Assemblywoman Annette Quijano, a Democrat in Union, has introduced a two-bill package that would pay teachers more to work in low-performing school districts. From the press release:
Skilled teachers are the fundamental building blocks of ensuring a quality education, but the unfortunate reality is that low-performing schools are unable to attract new qualified teachers into its workforce.
The first bill, labeled the WIN Act, would give new teachers an annual $5,000 income tax credit to teach in chronically failing schools. The second bill would require the teachers to sign a five-year contract, which would also benefit them by requiring the State to pay back 10% of their student loans in each of those five years.
The bills are right in step with Acting Comm. Cerf’s tenure proposal, which includes monetary incentives for teachers willing to teach in high-poverty school districts. In the draft bill, schools are deemed eligible for the new teacher incentives by having 40% of students fail the math and language arts portion of state assessments, or if 65% of students fail one of the two standardized tests.

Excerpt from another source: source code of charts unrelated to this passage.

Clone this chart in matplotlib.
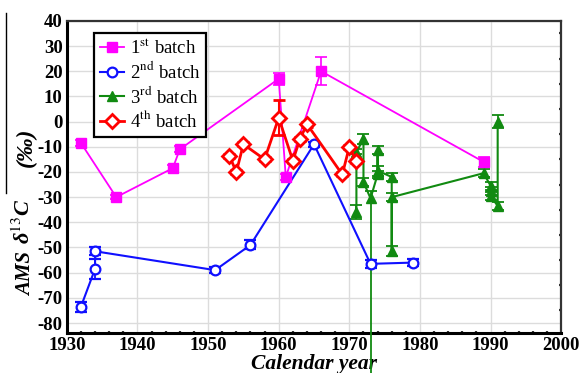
import numpy as np
import matplotlib
matplotlib.use("Agg")
import matplotlib.pyplot as plt
from matplotlib.lines import Line2D
from matplotlib.ticker import MultipleLocator, FixedLocator

plt.rcParams['font.family'] = ['Liberation Serif', 'DejaVu Serif']
plt.rcParams['mathtext.fontset'] = 'stix'
plt.rcParams['axes.unicode_minus'] = False

# 1st batch
b1_year = [1932, 1937, 1945, 1946, 1960, 1961, 1966, 1989]
b1_val = [-8.5, -30, -18.5, -11, 17, -22, 20, -16]
b1_err = [1, 0.8, 1.2, 1.2, 2.5, 1, 5.5, 2]

# 2nd batch
b2_year = [1932, 1934, 1934, 1951, 1956, 1965, 1973, 1979]
b2_val = [-73.5, -58.5, -51.5, -59, -49, -9, -56.5, -56]
b2_err = [2, 4, 1.5, 1.3, 1.8, 1, 1.5, 1.5]

# 3rd batch (asymmetric errors: lower, upper)
b3_year = [1971, 1971, 1972, 1972, 1973, 1974, 1974, 1974, 1976, 1976, 1976,
           1989, 1990, 1990, 1990, 1991, 1991]
b3_val = [-36, -12, -7, -24, -30.5, -21, -11.3, -19.5, -22, -51.5, -30,
          -20.5, -25.5, -27.5, -29.5, -33.5, 0]
b3_err_lo = [2.7, 1, 2, 1.7, 75, 1.5, 1.5, 2, 1.5, 2, 1.7,
             1.7, 1.5, 1.5, 1.5, 1.7, 2.5]
b3_err_hi = [2.7, 1, 2, 1.7, 3, 1.5, 1.5, 2, 1.5, 2, 1.7,
             1.7, 1.5, 1.5, 1.5, 1.7, 2.5]

# 4th batch
b4_year = [1953, 1954, 1955, 1958, 1960, 1962, 1963, 1964, 1969, 1970, 1971]
b4_val = [-13.5, -20, -9, -15, 1.5, -15.5, -7, -1, -21, -10, -15.7]
b4_err = [0.8, 0.8, 0.8, 0.8, 7, 0.8, 0.8, 1, 0.8, 0.8, 0.8]

fig = plt.figure(figsize=(5.81, 3.73), dpi=100)
ax = fig.add_axes([0.115, 0.107, 0.851, 0.837])

magenta = '#ff00ff'
blue = '#1010ff'
green = '#118a11'
red = '#ff0000'

# 3rd batch
eb3 = ax.errorbar(b3_year, b3_val, yerr=[b3_err_lo, b3_err_hi], color=green,
                  lw=1.5, marker='^', ms=7.5, mfc=green, mec=green,
                  capsize=4, elinewidth=1.3, capthick=1.3, zorder=3)
for c in eb3[2]:
    c.set_clip_on(False)

# 2nd batch
ax.errorbar(b2_year, b2_val, yerr=b2_err, color=blue, lw=1.5, marker='o',
            ms=7, mfc='white', mec=blue, mew=1.6,
            capsize=4, elinewidth=1.3, capthick=1.3, zorder=4)

# 1st batch
ax.errorbar(b1_year, b1_val, yerr=b1_err, color=magenta, lw=1.3, marker='s',
            ms=6.5, mfc=magenta, mec=magenta,
            capsize=4, elinewidth=1.2, capthick=1.2, zorder=5)

# 4th batch
ax.errorbar(b4_year, b4_val, yerr=b4_err, color=red, lw=2, marker='D',
            ms=7.5, mfc='white', mec=red, mew=2,
            capsize=4, elinewidth=1.5, capthick=1.5, zorder=6)

ax.set_xlim(1930, 2000)
ax.set_ylim(-84, 40)
ax.xaxis.set_major_locator(MultipleLocator(10))
ax.yaxis.set_major_locator(MultipleLocator(10))
ax.xaxis.set_minor_locator(FixedLocator([y for y in range(1932, 2000, 2) if y % 10]))
ax.yaxis.set_minor_locator(FixedLocator(np.arange(-75, 40, 10)))
ax.grid(True, which='major', color='#dcdcdc', lw=1, zorder=0)
ax.set_axisbelow(True)

ax.tick_params(which='major', length=0, labelsize=13.5, pad=3)
ax.tick_params(which='minor', direction='in', length=1.8, width=1.6,
               bottom=True, left=False, right=True, top=False, color='#333333')
for lab in ax.get_xticklabels() + ax.get_yticklabels():
    lab.set_fontweight('bold')

for side in ['top', 'right']:
    ax.spines[side].set_linewidth(1.6)
    ax.spines[side].set_color('#333333')
for side in ['left', 'bottom']:
    ax.spines[side].set_linewidth(2.2)
    ax.spines[side].set_color('black')

ax.set_xlabel('Calendar year', fontsize=15.5, fontweight='bold', style='italic',
              labelpad=0)

# y label, set in three pieces to follow the reference's wide spacing
ylab_kw = dict(rotation=90, ha='center', va='center', fontweight='bold',
               style='italic')
fig.text(26 / 581, 1 - 274 / 373, 'AMS', fontsize=15, **ylab_kw)
fig.text(24 / 581, 1 - 221 / 373, 'δ$^{13}$C', fontsize=16, **ylab_kw)
fig.text(26 / 581, 1 - 147 / 373, '(‰)', fontsize=17, **ylab_kw)

# overline left of the y label
fig.add_artist(Line2D([0.0105, 0.0105], [1 - 13 / 373, 1 - 193 / 373],
                      color='black', lw=1))

handles = [
    Line2D([], [], color=magenta, lw=1.3, marker='s', ms=6.5, mfc=magenta, mec=magenta),
    Line2D([], [], color=blue, lw=1.5, marker='o', ms=7, mfc='white', mec=blue, mew=1.6),
    Line2D([], [], color=green, lw=1.5, marker='^', ms=7.5, mfc=green, mec=green),
    Line2D([], [], color=red, lw=2, marker='D', ms=7, mfc='white', mec=red, mew=2),
]
labels = ['1$^{\\rm st}$ batch', '2$^{\\rm nd}$ batch',
          '3$^{\\rm rd}$ batch', '4$^{\\rm th}$ batch']
leg = ax.legend(handles, labels, loc='upper left', bbox_to_anchor=(0.055, 0.962),
                fontsize=13.5, frameon=True, fancybox=False, framealpha=1,
                edgecolor='black', handlelength=1.3, handletextpad=0.3,
                labelspacing=0.18, borderpad=0.3, borderaxespad=0)
leg.get_frame().set_linewidth(1.6)
leg.set_zorder(10)

fig.savefig('out.png', dpi=100)
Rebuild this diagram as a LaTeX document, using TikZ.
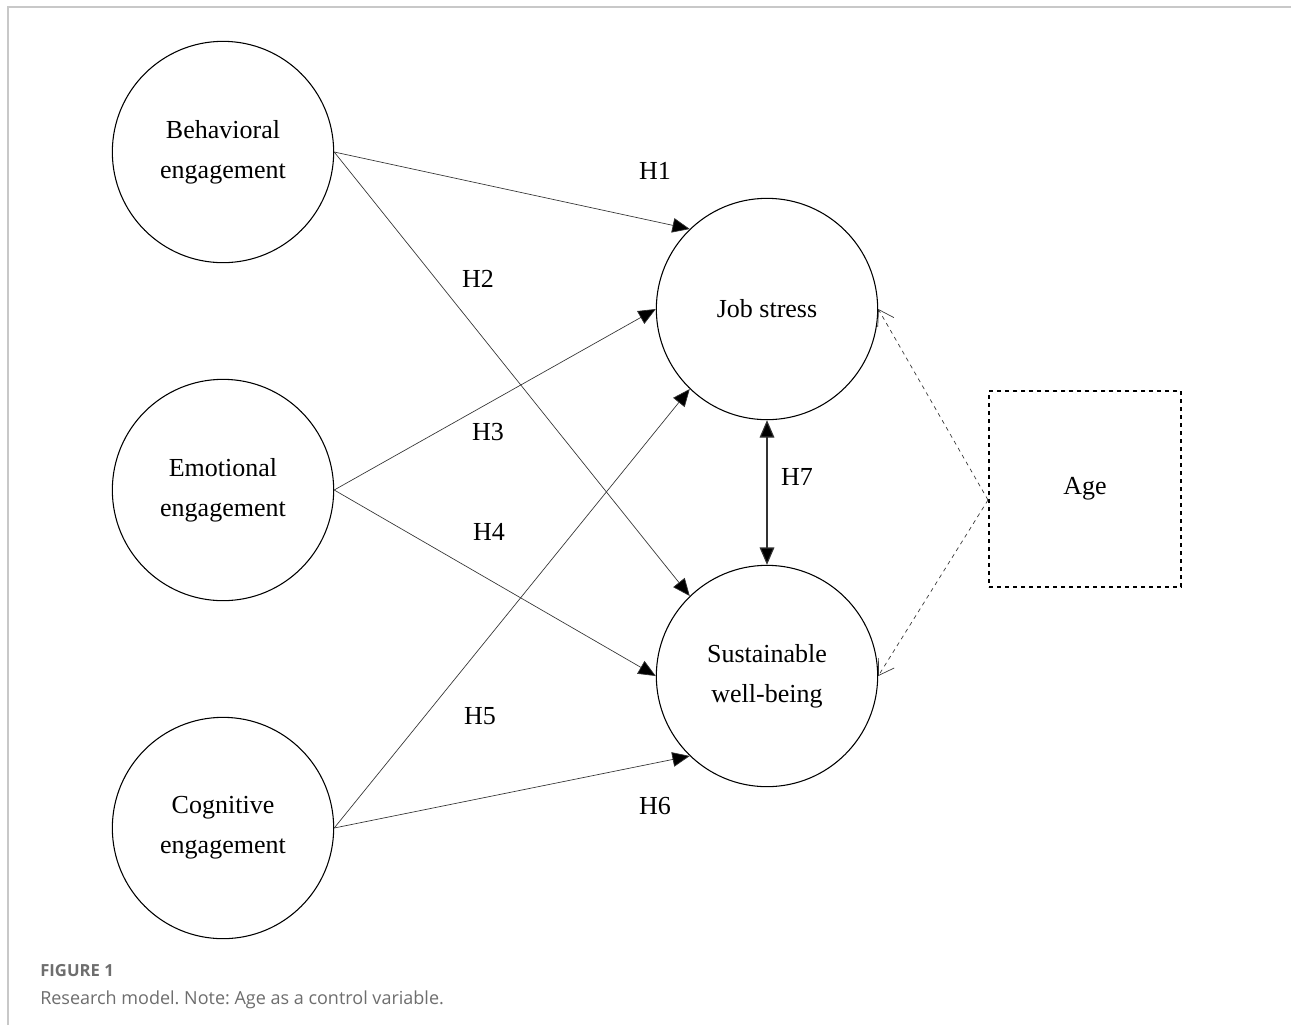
\documentclass[tikz,border=0pt]{standalone}
\usepackage{fontspec}
\setmainfont{Liberation Serif}
\newfontfamily\captionfont{Open Sans}
\usetikzlibrary{arrows.meta}
\definecolor{framegray}{HTML}{C8C8C8}
\definecolor{capgray}{HTML}{6E6E6E}
\definecolor{linkgray}{HTML}{333333}

\tikzset{
    construct/.style={circle, draw, line width=0.8pt, minimum size=166pt, inner sep=0pt,
        align=center, font=\fontsize{19.5}{30}\selectfont},
    control/.style={draw, dashed, line width=0.8pt, minimum width=144pt, minimum height=147pt,
        font=\fontsize{19.5}{30}\selectfont},
    path/.style={draw=linkgray, line width=0.5pt, -{Triangle[length=13pt,width=11pt,fill=black]}},
    ctrlpath/.style={draw=linkgray, dashed, line width=0.5pt, -{Straight Barb[length=11pt,width=14pt]}},
    hlabel/.style={font=\fontsize{19.5}{24}\selectfont},
}

\begin{document}
\frenchspacing
\begin{tikzpicture}[x=0.75pt, y=-0.75pt]
    \useasboundingbox (0,0) rectangle (1291,1025);
    \fill[white] (0,0) rectangle (1291,1025);
    % frame
    \draw[framegray, line width=1.5pt] (8,1025)--(8,7)--(1291,7);

    % constructs
    \node[construct] (BE) at (223,152){Behavioral\\engagement};
    \node[construct] (EE) at (223,490){Emotional\\engagement};
    \node[construct] (CE) at (223,828){Cognitive\\engagement};
    \node[construct] (JS) at (767,309){Job stress};
    \node[construct] (SW) at (767,676){Sustainable\\well-being};
    \node[control] (Age) at (1085,489){Age};
    \coordinate (agetip) at (988,500);

    % hypotheses
    \draw[path] (BE.east)--(JS.134);
    \draw[path] (BE.east)--(SW.134);
    \draw[path] (EE.east)--(JS.180);
    \draw[path] (EE.east)--(SW.180);
    \draw[path] (CE.east)--(JS.226);
    \draw[path] (CE.east)--(SW.226);
    \draw[path, line width=0.8pt, {Triangle[length=13pt,width=11pt,fill=black]}-{Triangle[length=13pt,width=11pt,fill=black]}] (JS.south)--(SW.north);

    % control variable
    \draw[ctrlpath] (agetip)--(JS.east);
    \draw[ctrlpath] (agetip)--(SW.east);

    \node[hlabel] (h1) at (655,171){H1};
    \node[hlabel] (h2) at (478,279){H2};
    \node[hlabel] (h3) at (488,432){H3};
    \node[hlabel] (h4) at (489,532){H4};
    \node[hlabel] (h5) at (480,716){H5};
    \node[hlabel] (h6) at (655,806){H6};
    \node[hlabel] (h7) at (797,477){H7};

    % caption
    \node[anchor=base west, inner sep=0pt, text=capgray, font=\captionfont\bfseries\fontsize{12.5}{15}\selectfont] (fig) at (40,976){FIGURE 1};
    \node[anchor=base west, inner sep=0pt, text=capgray, font=\captionfont\fontsize{13.5}{16}\selectfont] (cap) at (40,1004){Research model. Note: Age as a control variable.};
\end{tikzpicture}
\end{document}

How will NJEA execs respond to this form of merit pay? Adamantly opposed to tying student test scores to teaching evaluations, their resistance to this sort of incentive is far softer: NJEA President Barbara Keshishian notes that “NJEA believes in rewarding teachers for taking on additional roles and responsibilities, and for showing educational leadership.” However, look for high dudgeon at the restriction of incentives to new teachers instead of any teacher willing to tackle more difficult populations than those commonly found in suburban districts.
Perhaps this is a rare instance of a potential compromise: retain the $5K incentive, open it to all teachers, and maintain the college debt relief.